Narcissistic nonsense.  It’s not about what you do in a kitchen or your personal life.  You’re free to have the personal relationship of your choice.  It’s about what you do with your law license, which can be regulated by the state as it is not an absolute right.  All professions have prohibitions based on the power imbalance and vulnerability that can severely harm the less powerful person if the professional is having an intimate relationship with the client.  The power imbalance that already exists is magnified exponentially by an intimate relationship.  But, of course, you don’t see it because you’re the one in the powerful position.  In your narcissism, somehow you think this is about you. 

Your argument here and elsewhere that the lawyer in an intimate relationship with the client will protect her interests better is disproved by the divorce case itself.  The worst harms are done by a former intimate.  The worst betrayals.  When intimate relationships sour, some people become trapped, others exert great effort to do as much harm as possible.  Setting yourself up as an intimate replays the exact pattern that divorce cases reflect and could lead to the worst outcome for a vulnerable client for the same reasons.

By Maria on 2013 07 05, 6:31 am CDT

@ 2 doesn’t address a key point: was this a pre-existing relationship?  It seems @ 1 claims it was.  If so, then he could represent the person.

However, there is a problem of whether there would be a conflict on the specific case if the lawyer has an interest in the outcome.  In a divorce case for a romantic partner, this could be the case.

But, still, the conflict issue is a much less severe issue than engaging in a romantic relationship with a client after representation began.

By John on 2013 07 05, 8:19 am CDT

Everybody I know faced with that situation, and it is not uncommon—one’s significant other requiring legal help—hires a friend they trust enough to defer to you on pleadings to keep costs down.  Granted I practice family law so the prohibition is more germane, because relationships can lead to marriages and babies and those sometimes lead back to family court, leading to a genuine conflict.  Even then this is a low-cost commonly used solution.  The only reason I can think of that it wouldn’t work is that after filing 500 ethics complaints is that you may not have many lawyer friends left.

By Michael on 2013 07 08, 10:21 am CDT

@ 1: You’re lucky While there are good arguments to be made on either side; what it comes down to is the fact that the State Bars in this country control who gets to practice law.

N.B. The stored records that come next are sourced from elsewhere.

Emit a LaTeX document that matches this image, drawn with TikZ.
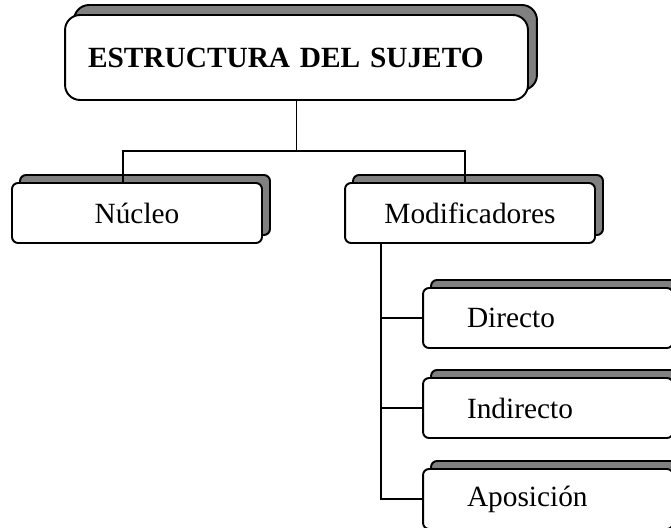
\documentclass[tikz,border=0pt]{standalone}
\usepackage{fontspec}
\setmainfont{Liberation Serif}
\usetikzlibrary{shadows}

\begin{document}
\begin{tikzpicture}[x=0.02cm,y=-0.02cm,line width=1.1pt,
  main box/.style={rectangle,rounded corners=0.3cm,draw,fill=white,
    minimum width=9.26cm,minimum height=1.7cm,inner xsep=0.46cm,
    text width=8.34cm,align=left,font=\fontsize{16.7}{20}\selectfont\bfseries,
    copy shadow={shadow xshift=0.18cm,shadow yshift=0.2cm,fill=gray,draw=black}},
  part box/.style={rectangle,rounded corners=0.12cm,draw,fill=white,
    minimum width=5cm,minimum height=1.2cm,font=\fontsize{16.7}{20}\selectfont,
    copy shadow={shadow xshift=0.16cm,shadow yshift=0.16cm,fill=gray,draw=black}},
  sub box/.style={part box,inner xsep=0.88cm,text width=3.24cm,align=left}]

  \path[use as bounding box] (0,0) rectangle (671,527);
  \clip (0,0) rectangle (671,527);

  \node[main box] (sujeto) at (296.5,57.5) {ESTRUCTURA DEL SUJETO};
  \node[part box] (nucleo) at (137,213) {Núcleo};
  \node[part box] (modif) at (470,213) {Modificadores};
  \node[sub box] (directo) at (548,318) {Directo};
  \node[sub box] (indirecto) at (548,408) {Indirecto};
  \node[sub box] (aposicion) at (548,499) {Aposición};

  \coordinate (split) at (296.5,151);
  \draw (sujeto.south) -- (split);
  \draw ([xshift=-0.28cm]nucleo.north) |- (split) -| ([xshift=-0.1cm]modif.north);

  \coordinate (trunk) at ([xshift=0.74cm]modif.south west);
  \draw (trunk) |- (aposicion.west);
  \draw (trunk |- directo.west) -- (directo.west);
  \draw (trunk |- indirecto.west) -- (indirecto.west);
\end{tikzpicture}
\end{document}
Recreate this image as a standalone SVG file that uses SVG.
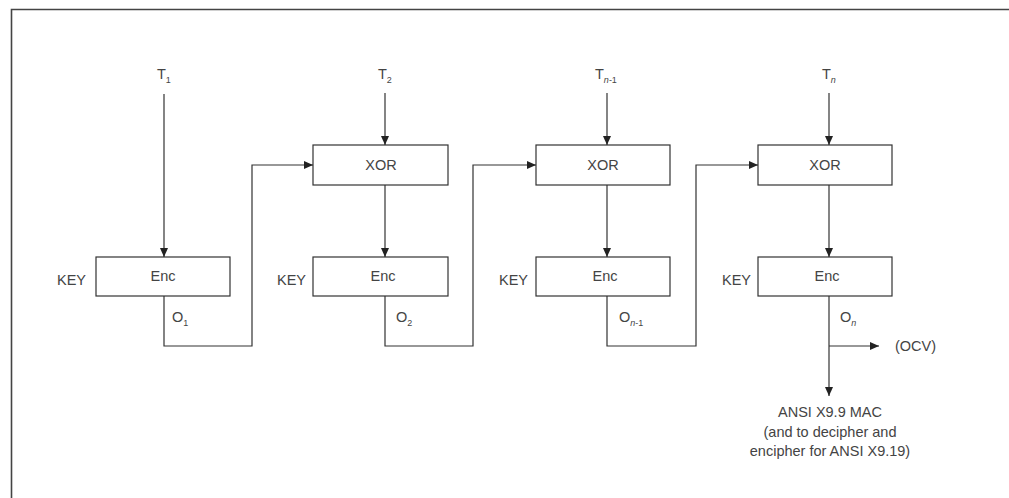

Nothing is more perilous than representing intimates, family, and sometimes friends. They often expect perfection—or otherwise unattainable goals. They often expect it for free. And when things go south with their case, or their representation, they’re often the first people to whinge to the State Bar.

By BMF on 2013 07 08, 12:49 pm CDT

Who filed the grievance to start the process ?

By Docile Jim Brady – Columbus OH 43209 on 2013 07 08, 7:26 pm CDT

There are just some people who are arrogant enough to think that they can do everything and get away with it. He may be a good lawyer but his arrogance will be the end of his career.